Not surprisingly, a pronounced nautical ambiance and submersive quality permeates the material, especially when the looped material so naturally mimics the sea’s lulling movement (the submarine was originally named “Mesoscaphe” by its creator, the Swiss physicist Jacques Piccard, but was subsequently re-named to honour Franklin ‘s own Gulf Stream research).
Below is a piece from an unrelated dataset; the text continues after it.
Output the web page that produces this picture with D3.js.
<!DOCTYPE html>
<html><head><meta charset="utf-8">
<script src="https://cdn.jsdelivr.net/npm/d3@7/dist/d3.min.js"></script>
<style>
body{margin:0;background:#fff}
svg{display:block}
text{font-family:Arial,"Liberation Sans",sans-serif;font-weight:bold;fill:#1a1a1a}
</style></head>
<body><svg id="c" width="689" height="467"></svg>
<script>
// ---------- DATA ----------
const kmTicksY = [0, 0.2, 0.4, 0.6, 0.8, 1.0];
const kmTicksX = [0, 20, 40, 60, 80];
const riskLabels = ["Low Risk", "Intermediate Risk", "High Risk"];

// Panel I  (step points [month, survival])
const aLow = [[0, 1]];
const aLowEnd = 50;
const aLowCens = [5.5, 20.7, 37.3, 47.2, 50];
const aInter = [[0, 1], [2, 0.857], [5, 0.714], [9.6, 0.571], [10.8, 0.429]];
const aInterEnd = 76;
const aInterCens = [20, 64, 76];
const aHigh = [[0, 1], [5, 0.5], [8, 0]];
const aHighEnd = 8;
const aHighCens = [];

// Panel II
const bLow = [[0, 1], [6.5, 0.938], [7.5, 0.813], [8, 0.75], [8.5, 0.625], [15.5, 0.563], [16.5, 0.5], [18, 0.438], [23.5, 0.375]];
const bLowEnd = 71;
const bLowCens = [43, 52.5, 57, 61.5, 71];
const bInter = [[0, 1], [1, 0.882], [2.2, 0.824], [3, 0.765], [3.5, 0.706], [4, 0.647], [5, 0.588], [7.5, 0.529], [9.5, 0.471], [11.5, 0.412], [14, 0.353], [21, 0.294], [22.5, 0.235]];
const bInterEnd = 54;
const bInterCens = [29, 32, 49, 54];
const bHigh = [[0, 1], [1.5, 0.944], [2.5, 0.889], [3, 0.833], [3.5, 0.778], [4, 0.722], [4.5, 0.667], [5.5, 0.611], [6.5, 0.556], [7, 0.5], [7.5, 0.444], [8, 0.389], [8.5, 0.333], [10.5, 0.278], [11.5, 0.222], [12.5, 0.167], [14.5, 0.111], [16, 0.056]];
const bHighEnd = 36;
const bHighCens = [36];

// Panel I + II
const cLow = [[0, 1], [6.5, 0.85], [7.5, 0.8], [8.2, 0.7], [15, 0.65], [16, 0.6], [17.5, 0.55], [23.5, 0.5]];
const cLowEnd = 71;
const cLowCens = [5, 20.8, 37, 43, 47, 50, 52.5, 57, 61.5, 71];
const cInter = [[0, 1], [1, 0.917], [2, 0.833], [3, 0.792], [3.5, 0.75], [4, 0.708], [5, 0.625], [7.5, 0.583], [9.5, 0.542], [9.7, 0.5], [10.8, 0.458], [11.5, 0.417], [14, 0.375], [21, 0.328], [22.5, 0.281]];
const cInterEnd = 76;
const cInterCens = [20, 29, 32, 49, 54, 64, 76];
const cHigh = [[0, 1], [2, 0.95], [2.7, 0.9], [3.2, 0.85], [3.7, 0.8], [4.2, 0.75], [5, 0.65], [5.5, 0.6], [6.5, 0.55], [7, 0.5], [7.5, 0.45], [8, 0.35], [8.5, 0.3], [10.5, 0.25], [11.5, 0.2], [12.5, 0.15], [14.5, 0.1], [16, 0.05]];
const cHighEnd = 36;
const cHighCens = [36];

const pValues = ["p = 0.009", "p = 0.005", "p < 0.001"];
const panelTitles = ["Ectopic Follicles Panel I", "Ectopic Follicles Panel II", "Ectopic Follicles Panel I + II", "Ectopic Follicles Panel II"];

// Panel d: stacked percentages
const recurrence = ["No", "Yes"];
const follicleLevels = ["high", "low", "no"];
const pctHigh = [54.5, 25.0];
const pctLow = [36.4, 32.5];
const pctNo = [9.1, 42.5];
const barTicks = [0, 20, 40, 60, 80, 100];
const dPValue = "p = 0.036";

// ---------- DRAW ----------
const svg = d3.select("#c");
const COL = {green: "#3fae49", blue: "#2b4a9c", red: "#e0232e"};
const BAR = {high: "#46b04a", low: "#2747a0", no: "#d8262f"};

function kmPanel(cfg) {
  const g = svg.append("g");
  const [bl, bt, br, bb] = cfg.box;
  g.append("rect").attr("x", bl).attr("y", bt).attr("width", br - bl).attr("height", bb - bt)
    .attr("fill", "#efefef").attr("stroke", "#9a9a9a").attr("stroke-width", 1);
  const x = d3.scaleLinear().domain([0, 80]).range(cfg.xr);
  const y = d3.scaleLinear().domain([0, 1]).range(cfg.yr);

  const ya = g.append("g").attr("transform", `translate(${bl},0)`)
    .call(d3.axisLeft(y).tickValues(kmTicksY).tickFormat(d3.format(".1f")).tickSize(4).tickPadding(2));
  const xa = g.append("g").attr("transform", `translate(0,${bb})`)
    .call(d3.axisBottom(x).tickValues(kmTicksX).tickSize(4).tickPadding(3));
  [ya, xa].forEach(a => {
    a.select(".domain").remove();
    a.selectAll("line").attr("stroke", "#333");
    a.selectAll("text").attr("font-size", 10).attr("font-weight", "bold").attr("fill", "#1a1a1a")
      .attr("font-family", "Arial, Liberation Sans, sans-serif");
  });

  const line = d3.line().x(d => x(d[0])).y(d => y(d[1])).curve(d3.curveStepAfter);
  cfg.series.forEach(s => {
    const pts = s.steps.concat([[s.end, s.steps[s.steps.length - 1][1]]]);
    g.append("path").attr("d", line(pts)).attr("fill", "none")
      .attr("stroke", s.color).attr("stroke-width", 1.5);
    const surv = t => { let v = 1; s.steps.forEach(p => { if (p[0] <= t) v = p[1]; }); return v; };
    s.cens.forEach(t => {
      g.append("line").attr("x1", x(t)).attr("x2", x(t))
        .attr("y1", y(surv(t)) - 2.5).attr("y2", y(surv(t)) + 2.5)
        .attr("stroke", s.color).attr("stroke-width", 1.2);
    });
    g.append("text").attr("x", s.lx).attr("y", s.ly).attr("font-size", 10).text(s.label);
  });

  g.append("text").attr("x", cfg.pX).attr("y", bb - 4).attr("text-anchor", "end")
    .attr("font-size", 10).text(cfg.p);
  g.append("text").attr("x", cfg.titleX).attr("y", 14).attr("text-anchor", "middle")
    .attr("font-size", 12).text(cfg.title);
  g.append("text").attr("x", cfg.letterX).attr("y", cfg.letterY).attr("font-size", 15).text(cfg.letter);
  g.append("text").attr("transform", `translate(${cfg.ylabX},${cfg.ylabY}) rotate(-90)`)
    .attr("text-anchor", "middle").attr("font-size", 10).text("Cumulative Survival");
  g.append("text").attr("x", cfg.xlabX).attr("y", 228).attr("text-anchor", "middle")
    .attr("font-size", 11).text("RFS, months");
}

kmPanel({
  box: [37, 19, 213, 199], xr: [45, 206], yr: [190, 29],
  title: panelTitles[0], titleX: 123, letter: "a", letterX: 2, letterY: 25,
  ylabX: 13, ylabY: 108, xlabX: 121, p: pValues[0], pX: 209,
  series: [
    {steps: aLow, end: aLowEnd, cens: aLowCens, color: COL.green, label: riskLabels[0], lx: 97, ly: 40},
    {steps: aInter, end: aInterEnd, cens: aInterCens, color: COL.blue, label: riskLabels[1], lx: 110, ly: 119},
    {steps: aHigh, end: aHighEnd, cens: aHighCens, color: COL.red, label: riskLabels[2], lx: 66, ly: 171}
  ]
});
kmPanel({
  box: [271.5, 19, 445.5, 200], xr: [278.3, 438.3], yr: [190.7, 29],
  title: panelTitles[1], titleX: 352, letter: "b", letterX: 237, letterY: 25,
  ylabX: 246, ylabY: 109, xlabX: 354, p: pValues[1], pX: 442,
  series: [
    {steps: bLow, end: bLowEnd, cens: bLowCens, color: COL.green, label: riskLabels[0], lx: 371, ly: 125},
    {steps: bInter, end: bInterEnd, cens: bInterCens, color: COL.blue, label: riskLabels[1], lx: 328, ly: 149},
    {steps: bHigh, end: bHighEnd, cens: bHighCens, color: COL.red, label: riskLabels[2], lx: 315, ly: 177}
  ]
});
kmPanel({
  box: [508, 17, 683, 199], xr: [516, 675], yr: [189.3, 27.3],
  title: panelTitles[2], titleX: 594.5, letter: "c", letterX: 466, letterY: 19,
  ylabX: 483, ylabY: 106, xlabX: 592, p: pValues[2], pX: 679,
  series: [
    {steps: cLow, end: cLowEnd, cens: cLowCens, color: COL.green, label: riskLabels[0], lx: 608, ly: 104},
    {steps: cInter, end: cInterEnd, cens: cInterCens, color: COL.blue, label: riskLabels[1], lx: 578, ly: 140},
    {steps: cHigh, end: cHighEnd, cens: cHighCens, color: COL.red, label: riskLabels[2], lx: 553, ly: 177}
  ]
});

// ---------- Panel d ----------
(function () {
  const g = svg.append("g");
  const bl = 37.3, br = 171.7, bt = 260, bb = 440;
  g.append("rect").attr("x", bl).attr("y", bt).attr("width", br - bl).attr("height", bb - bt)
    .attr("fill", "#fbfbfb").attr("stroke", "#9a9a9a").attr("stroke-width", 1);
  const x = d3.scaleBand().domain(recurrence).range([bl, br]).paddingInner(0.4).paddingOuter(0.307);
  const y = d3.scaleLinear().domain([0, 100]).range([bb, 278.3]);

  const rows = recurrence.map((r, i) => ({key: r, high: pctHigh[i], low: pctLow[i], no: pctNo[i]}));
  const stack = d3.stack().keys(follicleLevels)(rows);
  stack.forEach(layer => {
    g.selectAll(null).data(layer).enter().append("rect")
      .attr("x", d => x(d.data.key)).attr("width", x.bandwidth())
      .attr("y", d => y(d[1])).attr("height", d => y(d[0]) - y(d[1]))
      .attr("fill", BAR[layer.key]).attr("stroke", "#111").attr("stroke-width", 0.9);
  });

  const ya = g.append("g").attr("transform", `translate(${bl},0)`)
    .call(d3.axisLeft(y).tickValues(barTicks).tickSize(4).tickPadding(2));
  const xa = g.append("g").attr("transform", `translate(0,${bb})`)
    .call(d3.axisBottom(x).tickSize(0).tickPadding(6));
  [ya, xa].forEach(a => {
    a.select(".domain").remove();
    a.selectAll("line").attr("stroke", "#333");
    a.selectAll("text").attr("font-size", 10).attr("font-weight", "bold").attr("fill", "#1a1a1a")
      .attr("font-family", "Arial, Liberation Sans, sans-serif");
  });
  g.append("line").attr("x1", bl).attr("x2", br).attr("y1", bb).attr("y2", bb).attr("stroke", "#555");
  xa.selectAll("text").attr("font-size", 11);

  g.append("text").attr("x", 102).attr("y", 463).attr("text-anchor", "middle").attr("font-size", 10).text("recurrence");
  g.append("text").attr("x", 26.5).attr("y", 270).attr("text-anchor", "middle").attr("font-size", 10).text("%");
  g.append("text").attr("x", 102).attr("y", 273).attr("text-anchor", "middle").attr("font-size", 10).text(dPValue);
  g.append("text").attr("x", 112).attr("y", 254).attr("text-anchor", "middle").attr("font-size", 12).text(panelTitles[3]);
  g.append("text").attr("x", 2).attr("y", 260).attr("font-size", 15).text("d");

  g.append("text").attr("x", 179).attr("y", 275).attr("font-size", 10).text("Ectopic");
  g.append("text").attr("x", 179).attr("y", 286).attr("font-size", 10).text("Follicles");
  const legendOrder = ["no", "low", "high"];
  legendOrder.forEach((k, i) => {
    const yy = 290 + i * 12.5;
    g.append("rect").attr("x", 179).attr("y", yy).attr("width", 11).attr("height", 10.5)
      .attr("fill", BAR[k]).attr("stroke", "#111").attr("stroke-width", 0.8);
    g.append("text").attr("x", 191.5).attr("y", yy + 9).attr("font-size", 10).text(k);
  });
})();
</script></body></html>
Not that grounding it in such manner proves delimiting (even if the work’s three pieces have titles that transcribe in detail physical and non-physical aspects of the trip, as the opening piece shows: “The Pulling Pools of Piccard’s Scientific Motions / First Night In Complete Darkness / Instrument Settings Below the Transparent Ocean / Our Entrance Into the Stream / Settling Inside the Natural Pathway / Carving An Impermanent Pathway Into the Moonlit Surface / The Melodies Of Our Heartbeats Slowing”) as, regardless of any programmatic key that might be wedded to Celer’s music, its indeterminable nature allows it to remain open-ended.
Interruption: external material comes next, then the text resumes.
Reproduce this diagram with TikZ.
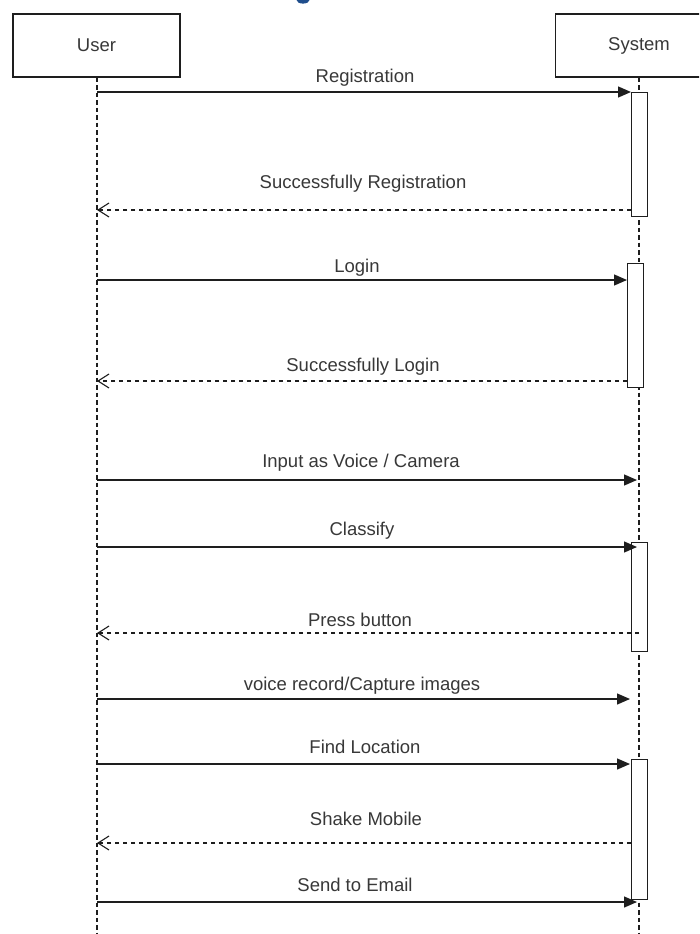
\documentclass[tikz,border=0pt]{standalone}
\usepackage{fontspec}
\setmainfont{Liberation Sans}
\usetikzlibrary{arrows.meta}
\definecolor{ink}{HTML}{1E1E1E}
\definecolor{txt}{HTML}{383838}
\definecolor{titleblue}{HTML}{1F4E8C}
\tikzset{
  lifebox/.style={draw=ink, line width=1.2pt, fill=white, minimum width=167pt, minimum height=63pt, inner sep=0pt, font=\fontsize{18.5}{20}\selectfont, text=txt},
  actbox/.style={draw=ink, line width=1.2pt, fill=white, minimum width=16pt, inner sep=0pt, anchor=north west},
  lifeline/.style={ink, line width=1.2pt, dash pattern=on 4.5pt off 3pt},
  msg/.style={ink, line width=1.3pt, -{Triangle[length=13pt,width=11pt]}},
  ret/.style={ink, line width=1.1pt, dash pattern=on 4.5pt off 3.5pt, -{Straight Barb[length=11pt,width=14pt,line width=1.1pt]}},
  lbl/.style={text=txt, font=\fontsize{18.5}{20}\selectfont, inner sep=0pt}
}
\begin{document}
\begin{tikzpicture}[x=1pt,y=-1pt]
\useasboundingbox (0,0) rectangle (699,934);
\clip (0,0) rectangle (699,934);
\fill[white] (0,0) rectangle (699,934);
% fragment of a cut-off title
\fill[titleblue] (303,0) ellipse (6.5 and 3.6);
% lifeline heads
\node[lifebox] (user) at (96.5,45.5) {User};
\node[lifebox] (sys) at (639,45.5) {System};
\coordinate (uend) at (97,940);
\coordinate (send) at (639,940);
\draw[lifeline] (user.south -| uend) -- (uend);
\draw[lifeline] (sys.south -| send) -- (send);
% activation boxes
\node[actbox, minimum height=124pt] (a1) at (631,92) {};
\node[actbox, minimum height=124pt] (a2) at (627,263) {};
\node[actbox, minimum height=109pt] (a3) at (631,542) {};
\node[actbox, minimum height=140pt] (a4) at (631,759) {};
% message end points
\coordinate (m1s) at (97,92);   \coordinate (m1e) at (631,92);
\coordinate (r1s) at (631,210); \coordinate (r1e) at (97,210);
\coordinate (m2s) at (97,280);  \coordinate (m2e) at (627,280);
\coordinate (r2s) at (627,381); \coordinate (r2e) at (97,381);
\coordinate (m3s) at (97,480);  \coordinate (m3e) at (637,480);
\coordinate (m4s) at (97,547);  \coordinate (m4e) at (637,547);
\coordinate (r3s) at (639,633); \coordinate (r3e) at (97,633);
\coordinate (m5s) at (97,699);  \coordinate (m5e) at (630,699);
\coordinate (m6s) at (97,764);  \coordinate (m6e) at (630,764);
\coordinate (r4s) at (631,843); \coordinate (r4e) at (97,843);
\coordinate (m7s) at (97,902);  \coordinate (m7e) at (637,902);
% messages
\draw[msg] (m1s) -- (m1e);
\draw[ret] (r1s) -- (r1e);
\draw[msg] (m2s) -- (m2e);
\draw[ret] (r2s) -- (r2e);
\draw[msg] (m3s) -- (m3e);
\draw[msg] (m4s) -- (m4e);
\draw[ret] (r3s) -- (r3e);
\draw[msg] (m5s) -- (m5e);
\draw[msg] (m6s) -- (m6e);
\draw[ret] (r4s) -- (r4e);
\draw[msg] (m7s) -- (m7e);
% labels
\node[lbl] (l1) at (365,78) {Registration};
\node[lbl] (l2) at (363,184) {Successfully Registration};
\node[lbl] (l3) at (357,268) {Login};
\node[lbl] (l4) at (363,367) {Successfully Login};
\node[lbl] (l5) at (361,463) {Input as Voice / Camera};
\node[lbl] (l6) at (362,531) {Classify};
\node[lbl] (l7) at (360,620) {Press button};
\node[lbl] (l8) at (362,686) {voice record/Capture images};
\node[lbl] (l9) at (365,747) {Find Location};
\node[lbl] (l10) at (366,819) {Shake Mobile};
\node[lbl] (l11) at (355,885) {Send to Email};
\end{tikzpicture}
\end{document}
The merging of Ruhlmann’s field recordings and actual Contact Mic Recordings of the Mesoscaphe with Celer’s fluid, slow-motion tones (generated using piano, electronics, Theremin, and tape loops) makes for a full sound experience: while the naturalistic elements give the work a physical immediacy that suggests the womb-like drift of the apparatus, the music’s oft-abstract character allows the listener ample space for personalized projection. In a mix so layered it can’t help but invite the term oceanic, rumbling masses and rattling waves ebb and flow, and somber melodies faintly resound from the depths. Though Mesoscaphe is not a politically-charged work per se, a specific agenda does underlie the work: the creators’ desire to see more attention directed to a pivotal development in nautical exploration that was overshadowed—understandably, admittedly—by the Apollo 11 moon landing.

Touching Extremes
It takes specialist ears and rare profoundness to produce music, at the border between ambient and electroacoustic, that sounds gifted with sensitiveness, still communicating something vital to a listener whose persistence is by now worn out by the surplus of flatness and routine that has gradually destroyed a grassland chock full of unachieved potentials and self-believing idiots. “Mesoscaphe” was dedicated by its creators to “Ben Franklin”, the first naturally-propelled submarine, invented by Swiss physicist Jacques Piccard to be exclusively carried by the Gulf Stream in a fundamental experimentation that, in 1969, was unfortunately overshadowed by the Apollo 11 mission. To generate the breathtaking moans that, in this very moment, are putting your writer under a spell, Ruhlmann and Celer (Danielle Baquet-Long & Will Long) utilized a mix of field recordings and regular instruments (including piano, theremin, bowed ukelin, violin and kettle) plus tape loops, electronics and contact microphone recordings of the mesoscaphe, today lying at the Maritime Museum in Vancouver. I won’t be tedious in attempting to portray feelings by mere words; suffice to say that the record is splendid, a warm blanket of muffled frequencies and smothered noises that, intriguingly enough, made me envisage silent aircrafts and blurred memories rather than aquatic inscrutability. Among the absolute finest in these artists’ careers to date, this is mandatory listening for late evenings.